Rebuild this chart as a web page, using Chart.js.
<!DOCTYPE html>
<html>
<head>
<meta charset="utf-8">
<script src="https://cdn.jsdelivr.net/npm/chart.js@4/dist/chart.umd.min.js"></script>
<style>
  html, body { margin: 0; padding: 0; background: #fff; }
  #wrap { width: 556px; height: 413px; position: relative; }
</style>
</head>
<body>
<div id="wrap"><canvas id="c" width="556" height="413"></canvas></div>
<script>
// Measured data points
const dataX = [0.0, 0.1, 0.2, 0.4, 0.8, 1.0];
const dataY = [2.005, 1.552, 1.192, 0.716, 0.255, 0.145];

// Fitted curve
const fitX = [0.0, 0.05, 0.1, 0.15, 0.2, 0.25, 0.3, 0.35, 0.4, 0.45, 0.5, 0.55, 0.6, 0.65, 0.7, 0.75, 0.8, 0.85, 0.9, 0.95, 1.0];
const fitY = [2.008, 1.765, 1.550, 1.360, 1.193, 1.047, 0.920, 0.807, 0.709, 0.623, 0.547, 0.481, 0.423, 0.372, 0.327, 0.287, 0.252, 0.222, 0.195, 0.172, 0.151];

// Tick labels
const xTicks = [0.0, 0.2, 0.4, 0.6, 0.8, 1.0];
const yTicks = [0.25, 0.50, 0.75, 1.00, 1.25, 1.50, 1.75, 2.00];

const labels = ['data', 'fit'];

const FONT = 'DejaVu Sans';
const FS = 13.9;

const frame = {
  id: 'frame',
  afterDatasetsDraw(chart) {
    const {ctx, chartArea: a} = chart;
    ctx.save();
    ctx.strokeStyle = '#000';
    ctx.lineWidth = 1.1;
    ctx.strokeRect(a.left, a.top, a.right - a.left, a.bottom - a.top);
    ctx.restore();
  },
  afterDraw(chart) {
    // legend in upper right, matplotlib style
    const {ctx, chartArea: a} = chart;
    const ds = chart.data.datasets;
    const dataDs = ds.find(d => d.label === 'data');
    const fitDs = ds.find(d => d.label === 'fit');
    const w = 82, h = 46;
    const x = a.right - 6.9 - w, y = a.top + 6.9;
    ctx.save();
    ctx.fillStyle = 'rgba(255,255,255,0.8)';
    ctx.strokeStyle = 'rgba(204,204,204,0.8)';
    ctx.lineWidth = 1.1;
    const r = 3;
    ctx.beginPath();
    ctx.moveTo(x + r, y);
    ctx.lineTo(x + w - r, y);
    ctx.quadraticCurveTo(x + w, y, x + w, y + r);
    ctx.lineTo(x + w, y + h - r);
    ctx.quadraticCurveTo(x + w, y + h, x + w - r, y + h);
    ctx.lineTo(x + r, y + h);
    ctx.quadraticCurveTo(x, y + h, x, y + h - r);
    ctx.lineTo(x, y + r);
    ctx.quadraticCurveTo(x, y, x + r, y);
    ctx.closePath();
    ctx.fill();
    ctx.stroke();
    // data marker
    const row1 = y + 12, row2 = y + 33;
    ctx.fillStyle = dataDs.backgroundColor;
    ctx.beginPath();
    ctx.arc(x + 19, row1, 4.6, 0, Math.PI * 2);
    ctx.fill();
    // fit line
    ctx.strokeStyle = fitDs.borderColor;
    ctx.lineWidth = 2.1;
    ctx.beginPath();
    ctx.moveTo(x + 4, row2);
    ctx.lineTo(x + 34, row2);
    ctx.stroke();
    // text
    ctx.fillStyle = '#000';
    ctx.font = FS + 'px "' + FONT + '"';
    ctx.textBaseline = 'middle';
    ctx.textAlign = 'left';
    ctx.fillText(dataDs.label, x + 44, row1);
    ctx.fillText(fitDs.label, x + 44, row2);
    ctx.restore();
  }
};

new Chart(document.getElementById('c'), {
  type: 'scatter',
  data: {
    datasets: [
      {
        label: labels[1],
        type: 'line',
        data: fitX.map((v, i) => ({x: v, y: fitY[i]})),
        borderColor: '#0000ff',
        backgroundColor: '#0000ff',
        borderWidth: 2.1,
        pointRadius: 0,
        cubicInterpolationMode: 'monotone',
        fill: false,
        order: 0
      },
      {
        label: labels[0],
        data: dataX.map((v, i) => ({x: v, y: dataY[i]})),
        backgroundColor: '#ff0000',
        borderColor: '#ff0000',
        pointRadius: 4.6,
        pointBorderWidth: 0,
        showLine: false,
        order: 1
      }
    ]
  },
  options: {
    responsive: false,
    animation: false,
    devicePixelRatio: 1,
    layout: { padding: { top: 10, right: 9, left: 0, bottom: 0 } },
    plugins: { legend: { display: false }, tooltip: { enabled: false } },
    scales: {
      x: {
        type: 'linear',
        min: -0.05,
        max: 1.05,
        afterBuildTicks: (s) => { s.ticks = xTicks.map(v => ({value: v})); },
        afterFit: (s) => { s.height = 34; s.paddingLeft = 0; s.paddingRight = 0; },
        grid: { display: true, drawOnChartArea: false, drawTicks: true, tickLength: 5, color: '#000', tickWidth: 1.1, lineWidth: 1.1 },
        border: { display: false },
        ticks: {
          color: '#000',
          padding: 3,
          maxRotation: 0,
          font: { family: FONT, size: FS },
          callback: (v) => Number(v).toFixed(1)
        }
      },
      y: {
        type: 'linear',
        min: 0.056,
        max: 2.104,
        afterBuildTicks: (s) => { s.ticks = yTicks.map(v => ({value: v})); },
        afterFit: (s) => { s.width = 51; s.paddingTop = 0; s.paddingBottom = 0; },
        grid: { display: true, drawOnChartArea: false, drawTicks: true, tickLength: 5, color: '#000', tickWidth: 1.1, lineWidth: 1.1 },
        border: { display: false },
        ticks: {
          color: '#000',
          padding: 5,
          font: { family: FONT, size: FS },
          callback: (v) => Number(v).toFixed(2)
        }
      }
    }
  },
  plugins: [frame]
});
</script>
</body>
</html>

+ + + + + + +

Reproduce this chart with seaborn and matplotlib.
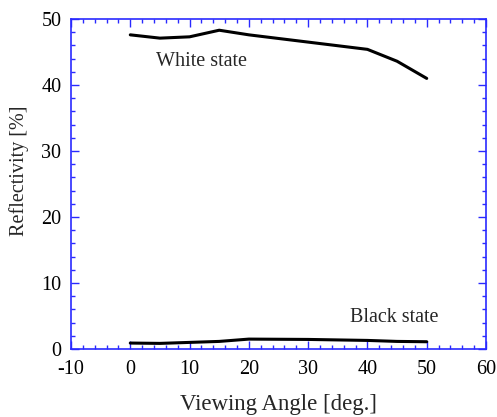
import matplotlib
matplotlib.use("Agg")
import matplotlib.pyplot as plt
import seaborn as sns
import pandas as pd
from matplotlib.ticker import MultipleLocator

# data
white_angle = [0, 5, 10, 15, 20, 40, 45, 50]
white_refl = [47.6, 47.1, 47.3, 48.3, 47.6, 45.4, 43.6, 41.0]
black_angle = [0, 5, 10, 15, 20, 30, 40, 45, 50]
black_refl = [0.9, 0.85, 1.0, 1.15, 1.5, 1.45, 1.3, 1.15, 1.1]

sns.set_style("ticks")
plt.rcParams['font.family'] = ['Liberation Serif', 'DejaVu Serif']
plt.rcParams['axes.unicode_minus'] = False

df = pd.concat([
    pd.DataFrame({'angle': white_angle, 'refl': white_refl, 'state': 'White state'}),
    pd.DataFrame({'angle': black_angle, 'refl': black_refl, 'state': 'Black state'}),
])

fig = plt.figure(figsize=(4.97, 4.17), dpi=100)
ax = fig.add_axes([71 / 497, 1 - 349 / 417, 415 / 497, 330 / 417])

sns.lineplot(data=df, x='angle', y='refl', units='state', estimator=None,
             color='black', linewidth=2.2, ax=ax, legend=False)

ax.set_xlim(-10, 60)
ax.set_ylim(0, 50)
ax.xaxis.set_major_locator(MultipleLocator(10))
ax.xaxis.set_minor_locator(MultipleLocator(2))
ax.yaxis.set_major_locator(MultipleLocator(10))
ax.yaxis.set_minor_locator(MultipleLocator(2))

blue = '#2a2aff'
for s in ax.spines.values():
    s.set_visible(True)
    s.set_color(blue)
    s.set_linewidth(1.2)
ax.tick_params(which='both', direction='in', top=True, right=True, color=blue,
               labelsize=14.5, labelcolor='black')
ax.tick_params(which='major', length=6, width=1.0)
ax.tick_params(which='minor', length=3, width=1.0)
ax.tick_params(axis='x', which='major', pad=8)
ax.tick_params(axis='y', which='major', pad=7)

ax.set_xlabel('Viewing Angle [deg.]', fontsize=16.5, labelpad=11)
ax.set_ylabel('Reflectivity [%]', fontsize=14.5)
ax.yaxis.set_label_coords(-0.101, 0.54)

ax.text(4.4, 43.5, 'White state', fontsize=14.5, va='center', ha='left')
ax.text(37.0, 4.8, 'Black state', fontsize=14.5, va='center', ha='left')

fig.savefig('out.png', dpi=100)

+ + + + + + +

__PROBLEM STATEMENT__: Only the lines from the one containing "Rebuild this chart" through the one containing "const FS = 13.9;" are to be reproduced, exactly as they appear.

__EXPECTED ANSWER__:
Rebuild this chart as a web page, using Chart.js.
<!DOCTYPE html>
<html>
<head>
<meta charset="utf-8">
<script src="https://cdn.jsdelivr.net/npm/chart.js@4/dist/chart.umd.min.js"></script>
<style>
  html, body { margin: 0; padding: 0; background: #fff; }
  #wrap { width: 556px; height: 413px; position: relative; }
</style>
</head>
<body>
<div id="wrap"><canvas id="c" width="556" height="413"></canvas></div>
<script>
// Measured data points
const dataX = [0.0, 0.1, 0.2, 0.4, 0.8, 1.0];
const dataY = [2.005, 1.552, 1.192, 0.716, 0.255, 0.145];

// Fitted curve
const fitX = [0.0, 0.05, 0.1, 0.15, 0.2, 0.25, 0.3, 0.35, 0.4, 0.45, 0.5, 0.55, 0.6, 0.65, 0.7, 0.75, 0.8, 0.85, 0.9, 0.95, 1.0];
const fitY = [2.008, 1.765, 1.550, 1.360, 1.193, 1.047, 0.920, 0.807, 0.709, 0.623, 0.547, 0.481, 0.423, 0.372, 0.327, 0.287, 0.252, 0.222, 0.195, 0.172, 0.151];

// Tick labels
const xTicks = [0.0, 0.2, 0.4, 0.6, 0.8, 1.0];
const yTicks = [0.25, 0.50, 0.75, 1.00, 1.25, 1.50, 1.75, 2.00];

const labels = ['data', 'fit'];

const FONT = 'DejaVu Sans';
const FS = 13.9;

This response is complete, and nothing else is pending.